Development in C/C++ is usually too costly for routine IT work; those languages are more cost-effective for applications developed for sale. As a mostly psychological descendent of C family of languages, C# is more focused on software engineering, and hence emphasizes explicit code and error detection at compile-time at the expense of programmer interactivity; it also competes with C++/CLI in offering easier access to the platform though unmanaged pointers—important for managing memory-mapped files, processing image and manipulating low-level system data structures. C# is used more often in commercial applications and libraries with large external customers.
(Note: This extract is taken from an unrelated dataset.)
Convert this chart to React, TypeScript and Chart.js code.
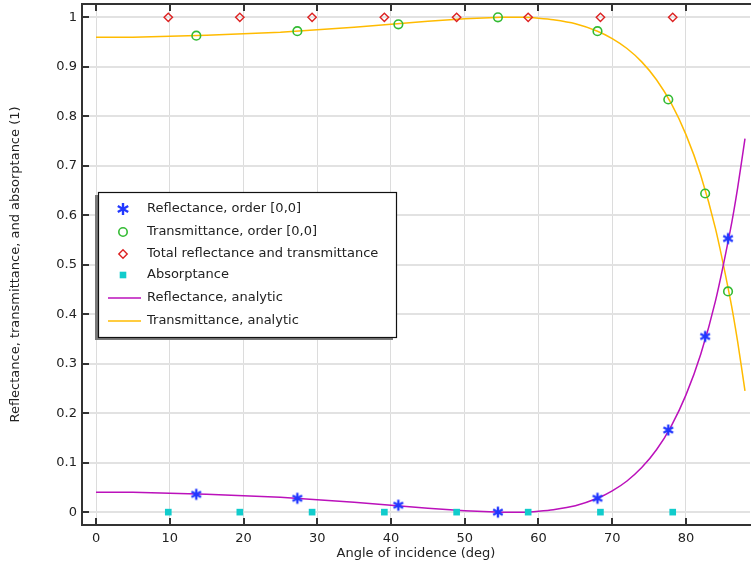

The higher cost in testing makes it more worthwhile for C# to trade off compilation time for time-consuming code analysis and inferencing
These aren’t hard guidelines, but reflect the different emphasis each language takes. Some good examples are new features offered to reduce code: New code-reduction features in Visual Basic seem intended to promote accessibility such as the My classes, Handles and WithEvents. In contrast, new code-reduction features in C# involve more advanced concepts (closures and iterators) and serve to eliminate the programmer from entering tedius, error-prone lines.